Farmers should be testing their grains and forages for mycotoxins before feeding them to livestock, says an animal nutrition company.
Canadian harvest samples submitted for Alltech’s 2017 analysis show that grains and forages contained mixtures of mycotoxins such as deoxynivalenol (DON), zearalenone (ZEA) and T-2/HT-2.
“On average there was higher levels of DON than previous years,” said Alexandra Weaver, Alltech’s mycotoxin management technical specialist.
That finding surprises Daryl Beswitherick, program manager of quality assurance standards with the Canadian Grain Commission.
“Wow. That’s not what we have seen this year,” he said.
The commission doesn’t test for mycotoxins in its harvest sample program, but it does monitor grain shipments.
“We haven’t heard any concerns about mycotoxins at this point. Fusarium is non-existent on the Prairies,” said Beswitherick.
“I would be surprised if there are any levels of DON.”
Ochratoxin A (OTA) can develop in the bin, but again he doubts that will be a problem.
“With this year’s crop being as dry as it was when it was harvested, that lowers the likelihood of having OTA in this year’s crop,” said Beswitherick.
Weaver acknowledged that most of the samples Alltech has analyzed come from an Ontario lab, and it was a wet growing season in that province.
However, it has also looked at samples from the prairie region and some mycotoxins are appearing.
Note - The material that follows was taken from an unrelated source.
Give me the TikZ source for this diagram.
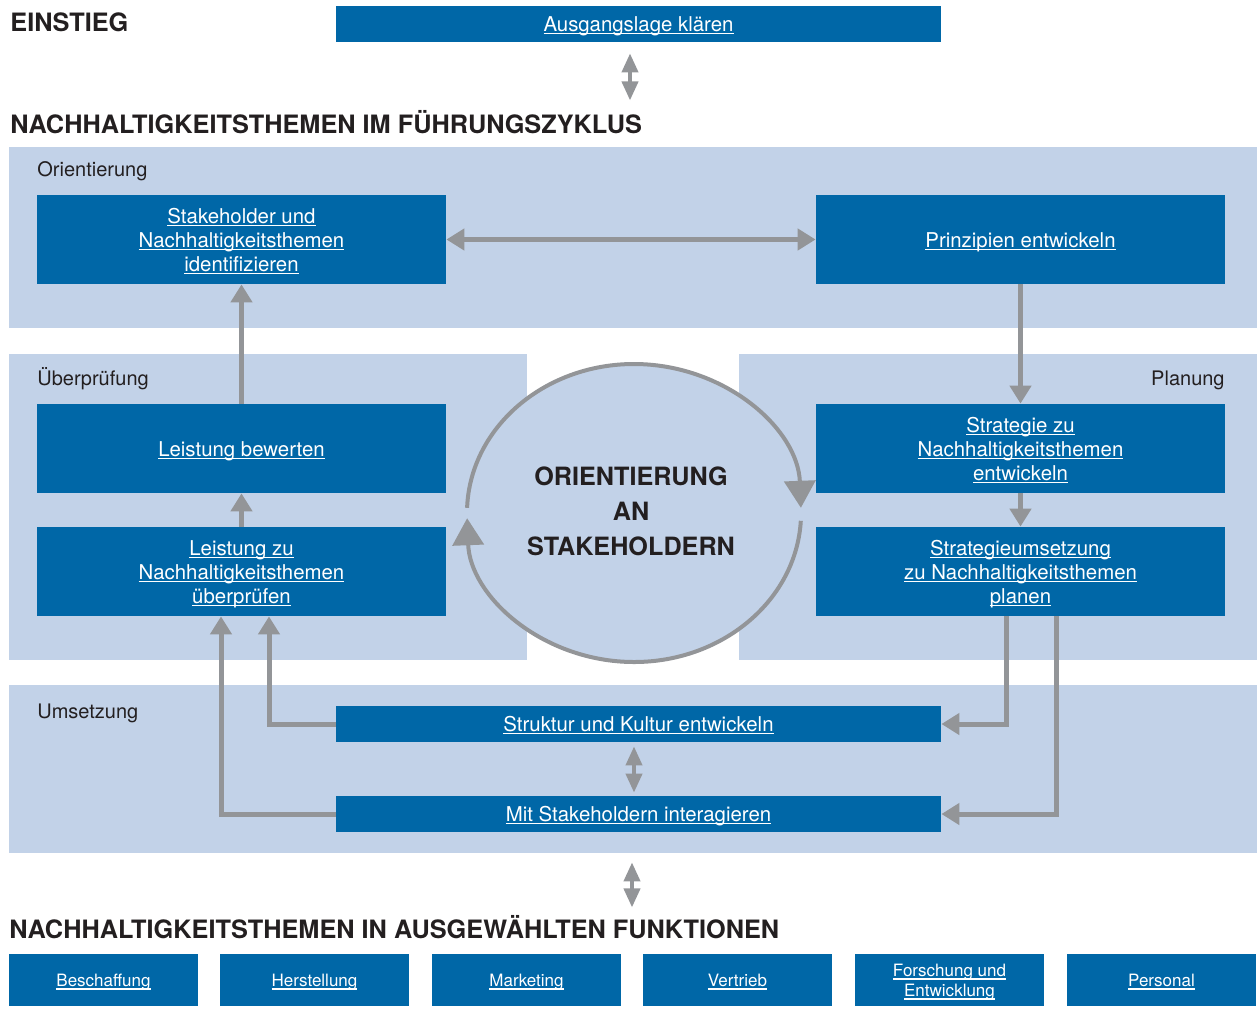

For instance, recent barley samples from Alberta and Manitoba contained average DON levels of slightly more than one part per million.
Weaver said Saskatchewan had lower than average DON levels in grains but higher than average in forages, while Manitoba was the reverse.
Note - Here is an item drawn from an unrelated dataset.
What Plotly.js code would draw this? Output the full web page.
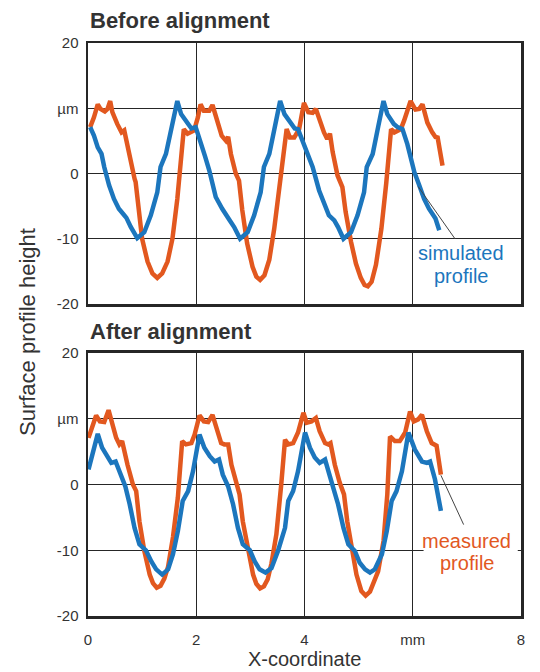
<!DOCTYPE html>
<html>
<head>
<meta charset="utf-8">
<script src="https://cdn.plot.ly/plotly-3.0.1.min.js"></script>
<style>html,body{margin:0;padding:0;background:#fff;}#chart{width:540px;height:672px;}</style>
</head>
<body>
<div id="chart"></div>
<script>
// ---- Data ----
// Before alignment: measured profile (orange)
var beforeMeasuredX = [0.04,0.11,0.18,0.23,0.31,0.36,0.41,0.45,0.54,0.62,0.67,0.70,0.79,0.86,0.88,0.94,1.00,1.10,1.19,1.28,1.37,1.47,1.56,1.65,1.72,1.77,1.84,1.90,1.96,2.03,2.08,2.14,2.24,2.30,2.36,2.47,2.55,2.59,2.64,2.73,2.79,2.85,2.94,3.04,3.11,3.18,3.26,3.35,3.44,3.53,3.61,3.67,3.73,3.81,3.90,3.99,4.07,4.15,4.21,4.27,4.36,4.42,4.47,4.52,4.61,4.70,4.76,4.86,4.95,5.04,5.11,5.17,5.24,5.32,5.42,5.51,5.60,5.66,5.73,5.78,5.84,5.96,6.05,6.12,6.18,6.27,6.36,6.42,6.46,6.55];
var beforeMeasuredY = [7.1,8.6,10.6,9.9,9.5,9.9,11.1,9.4,7.6,6.3,6.6,5.3,2.0,-0.8,-1.3,-5.9,-10.0,-13.5,-15.3,-16.0,-15.3,-13.5,-10.0,-3.9,2.2,6.8,6.1,6.3,6.6,8.6,10.6,9.6,9.6,10.5,8.6,5.8,5.0,5.6,3.0,0.0,-1.1,-5.6,-10.7,-14.3,-15.8,-16.3,-15.6,-13.2,-8.5,-2.0,3.5,6.8,5.5,5.5,6.8,10.8,9.4,9.3,9.9,8.3,6.3,5.3,6.1,3.3,-0.3,-2.1,-5.9,-10.5,-13.8,-16.0,-17.1,-17.3,-16.6,-14.0,-8.5,-1.5,6.8,6.3,6.6,6.8,8.1,11.1,9.8,9.9,10.6,7.8,6.3,5.6,5.5,1.2];
// Before alignment: simulated profile (blue)
var beforeSimX = [0.04,0.11,0.18,0.25,0.30,0.39,0.48,0.57,0.67,0.71,0.79,0.91,1.04,1.16,1.28,1.34,1.44,1.54,1.65,1.72,1.84,1.91,1.99,2.08,2.16,2.24,2.36,2.48,2.57,2.62,2.70,2.81,2.95,3.07,3.19,3.25,3.35,3.45,3.55,3.63,3.75,3.82,3.88,4.02,4.15,4.27,4.38,4.45,4.55,4.62,4.72,4.86,4.98,5.10,5.15,5.26,5.36,5.46,5.53,5.65,5.72,5.81,5.90,5.98,6.03,6.12,6.21,6.30,6.38,6.42,6.49];
var beforeSimY = [7.1,5.8,4.0,3.0,1.0,-1.8,-3.9,-5.4,-6.4,-6.8,-8.2,-9.9,-9.0,-6.4,-2.9,1.0,3.0,7.1,11.1,9.1,7.6,6.9,7.1,5.0,2.7,0.5,-3.6,-5.4,-6.4,-7.2,-8.2,-10.0,-9.0,-6.4,-2.9,1.0,3.0,7.1,11.1,9.1,7.6,6.9,6.8,4.0,1.0,-2.6,-5.0,-6.4,-7.2,-8.2,-10.0,-9.0,-6.4,-2.9,1.0,3.0,7.1,11.1,9.1,7.6,7.1,6.8,4.5,2.0,0.2,-1.8,-3.9,-5.4,-6.4,-6.9,-8.7];
// After alignment: measured profile (orange)
var afterMeasuredX = [0.01,0.07,0.15,0.22,0.30,0.38,0.44,0.52,0.58,0.63,0.73,0.83,0.89,0.95,1.04,1.14,1.20,1.27,1.34,1.41,1.48,1.57,1.66,1.74,1.81,1.91,1.97,2.06,2.14,2.22,2.30,2.37,2.46,2.52,2.59,2.65,2.74,2.80,2.86,2.96,3.05,3.11,3.18,3.25,3.32,3.39,3.48,3.57,3.64,3.70,3.79,3.88,3.98,4.04,4.13,4.21,4.28,4.38,4.44,4.48,4.56,4.65,4.73,4.79,4.87,4.96,5.05,5.13,5.21,5.29,5.36,5.46,5.53,5.58,5.67,5.76,5.86,5.95,6.02,6.10,6.17,6.26,6.35,6.44,6.52];
var afterMeasuredY = [7.1,8.4,10.5,9.6,9.5,11.3,9.4,7.1,6.1,6.6,3.0,0.0,-1.0,-5.6,-10.1,-13.7,-15.0,-15.7,-15.4,-14.3,-12.5,-8.0,-2.0,6.6,6.1,6.3,7.6,10.5,9.6,9.5,10.6,8.6,6.3,6.1,6.1,3.0,0.0,-1.5,-5.6,-10.1,-13.7,-15.1,-15.8,-15.5,-14.4,-12.0,-7.6,0.0,6.8,6.1,6.3,7.9,10.9,9.4,9.6,10.1,8.1,6.3,6.1,6.3,3.0,0.3,-1.5,-5.6,-9.6,-13.7,-16.2,-16.9,-16.3,-14.8,-13.2,-8.6,-1.5,7.3,6.6,6.6,7.9,11.1,9.6,9.9,10.6,8.1,6.3,5.9,1.5];
// After alignment: simulated profile (blue)
var afterSimX = [0.01,0.09,0.18,0.26,0.33,0.43,0.51,0.61,0.69,0.77,0.86,0.95,1.07,1.17,1.26,1.37,1.48,1.57,1.66,1.75,1.85,1.94,2.06,2.15,2.25,2.34,2.42,2.49,2.59,2.68,2.77,2.86,2.99,3.08,3.17,3.28,3.39,3.51,3.64,3.70,3.79,3.88,4.01,4.10,4.19,4.28,4.38,4.46,4.53,4.62,4.72,4.81,4.93,5.02,5.12,5.21,5.30,5.43,5.52,5.61,5.70,5.80,5.92,6.04,6.17,6.26,6.32,6.41,6.52];
var afterSimY = [2.3,5.1,7.7,5.6,4.6,3.3,3.5,1.5,-0.3,-3.0,-6.6,-9.1,-10.0,-11.7,-12.9,-13.7,-12.9,-10.6,-7.1,-2.5,-1.0,2.0,7.6,5.6,4.3,3.5,3.8,1.5,-0.3,-3.0,-6.6,-9.1,-10.0,-11.7,-12.9,-13.4,-12.7,-10.1,-6.6,-2.5,-1.0,2.0,7.9,5.6,4.1,3.3,3.8,1.5,-0.3,-3.0,-6.6,-9.1,-10.1,-11.9,-12.9,-13.4,-12.9,-10.6,-7.1,-2.5,-1.0,2.0,7.9,5.3,3.5,3.3,3.5,0.8,-4.0];

// Tick labels
var xTickVals = [0, 2, 4, 6, 8];
var xTickText = ['0', '2', '4', 'mm', '8'];
var yTickVals = [-20, -10, 0, 10, 20];
var yTickText = ['-20', '-10', '0', 'µm', '20'];

// ---- Styles ----
var ORANGE = '#e2581f';
var BLUE = '#1c76bd';
var FONT = 'Liberation Sans, Arial, sans-serif';
var GRID = '#262626';

function line(x, y, color, xa, ya, name) {
  return {x: x, y: y, xaxis: xa, yaxis: ya, type: 'scatter', mode: 'lines', name: name,
          line: {color: color, width: 4.5, shape: 'linear'}, showlegend: false, hoverinfo: 'skip'};
}

var data = [
  line(beforeMeasuredX, beforeMeasuredY, ORANGE, 'x', 'y', 'measured profile'),
  line(beforeSimX, beforeSimY, BLUE, 'x', 'y', 'simulated profile'),
  line(afterMeasuredX, afterMeasuredY, ORANGE, 'x2', 'y2', 'measured profile'),
  line(afterSimX, afterSimY, BLUE, 'x2', 'y2', 'simulated profile')
];

function xAxis(anchor, showLabels) {
  return {domain: [0, 1], anchor: anchor, range: [0, 8], tickmode: 'array', tickvals: xTickVals, ticktext: xTickText,
          showticklabels: showLabels, ticks: '', showgrid: true, gridcolor: GRID, gridwidth: 1.3,
          zeroline: false, showline: true, mirror: true, linecolor: GRID, linewidth: 2.5,
          tickfont: {family: FONT, size: 15, color: '#333'}, ticklabelstandoff: 8, fixedrange: true};
}
function yAxis(anchor, domain) {
  return {domain: domain, anchor: anchor, range: [-20, 20], tickmode: 'array', tickvals: yTickVals, ticktext: yTickText,
          ticks: '', showgrid: true, gridcolor: GRID, gridwidth: 1.3,
          zeroline: false, showline: true, mirror: true, linecolor: GRID, linewidth: 2.5,
          tickfont: {family: FONT, size: 15, color: '#333'}, ticklabelstandoff: 4, fixedrange: true};
}

var labelFont = function (c) { return {family: FONT, size: 20, color: c}; };

var layout = {
  width: 540, height: 672,
  margin: {l: 88, r: 19, t: 43, b: 56},
  paper_bgcolor: '#ffffff', plot_bgcolor: '#ffffff',
  showlegend: false,
  xaxis: xAxis('y', false),
  yaxis: yAxis('x', [0.5445, 1]),
  xaxis2: xAxis('y2', true),
  yaxis2: yAxis('x2', [0, 0.459]),
  shapes: [
    // leader lines
    {type: 'line', xref: 'x', yref: 'y', x0: 6.10, y0: -2.0, x1: 6.78, y1: -10.0, line: {color: '#444', width: 1}, layer: 'above'},
    {type: 'line', xref: 'x2', yref: 'y2', x0: 6.52, y0: 1.4, x1: 6.94, y1: -6.1, line: {color: '#444', width: 1}, layer: 'above'},
    // white backing behind the "measured profile" label (hides the gridline)
    {type: 'rect', xref: 'x2', yref: 'y2', x0: 6.20, x1: 7.94, y0: -9.2, y1: -10.8, fillcolor: '#ffffff', line: {width: 0}, layer: 'above'}
  ],
  annotations: [
    {text: '<b>Before alignment</b>', xref: 'paper', yref: 'paper', x: 0, y: 1.0384, xanchor: 'left', yanchor: 'middle',
     showarrow: false, font: {family: FONT, size: 22, color: '#333'}},
    {text: '<b>After alignment</b>', xref: 'paper', yref: 'paper', x: 0, y: 0.497, xanchor: 'left', yanchor: 'middle',
     showarrow: false, font: {family: FONT, size: 22, color: '#333'}},
    {text: 'Surface profile height', xref: 'paper', yref: 'paper', x: -0.1409, y: 0.4956, xanchor: 'center', yanchor: 'middle',
     textangle: -90, showarrow: false, font: {family: FONT, size: 22, color: '#333'}},
    {text: 'X-coordinate', xref: 'paper', yref: 'paper', x: 0.499, y: -0.0755, xanchor: 'center', yanchor: 'middle',
     showarrow: false, font: {family: FONT, size: 20, color: '#333'}},
    {text: 'simulated', xref: 'x', yref: 'y', x: 6.89, y: -12.2, xanchor: 'center', yanchor: 'middle', showarrow: false, font: labelFont(BLUE)},
    {text: 'profile', xref: 'x', yref: 'y', x: 6.89, y: -15.7, xanchor: 'center', yanchor: 'middle', showarrow: false, font: labelFont(BLUE)},
    {text: 'measured', xref: 'x2', yref: 'y2', x: 7.0, y: -8.62, xanchor: 'center', yanchor: 'middle', showarrow: false, font: labelFont(ORANGE)},
    {text: 'profile', xref: 'x2', yref: 'y2', x: 7.0, y: -11.9, xanchor: 'center', yanchor: 'middle', showarrow: false, font: labelFont(ORANGE)}
  ]
};

Plotly.newPlot('chart', data, layout, {staticPlot: true, displayModeBar: false});
</script>
</body>
</html>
She said there are pockets of clean grain and then some areas where it is highly contaminated, which is why growers should have their grain tested.
Alltech offers tests that range from a simple US$10 on-farm test for one specific type of mycotoxin to a sophisticated $250 lab test for 40 mycotoxins.
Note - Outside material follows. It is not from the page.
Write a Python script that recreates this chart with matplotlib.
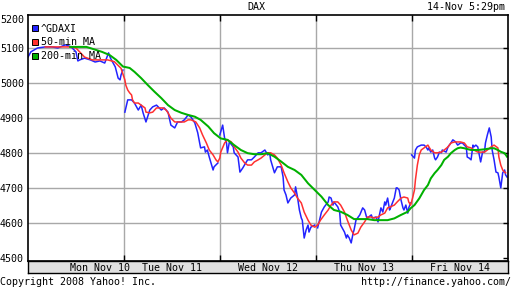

Feeding DON-contaminated feedstuffs to cattle can lower dry matter intake, change rumen function and gut health and lead to reduced milk production.
Alltech encourages growers to be proactive rather than reactive when it comes to managing mycotoxins. Proper storage of feed, especially silage, reduces the risk of further mycotoxins developing.
“Although they can’t really do anything with what they already have from the field, if they can prevent further moulds and mycotoxins, that’s really helpful,” said Weaver.
Alltech Canada is hosting two webinars Dec. 6 to discuss its 2017 harvest results.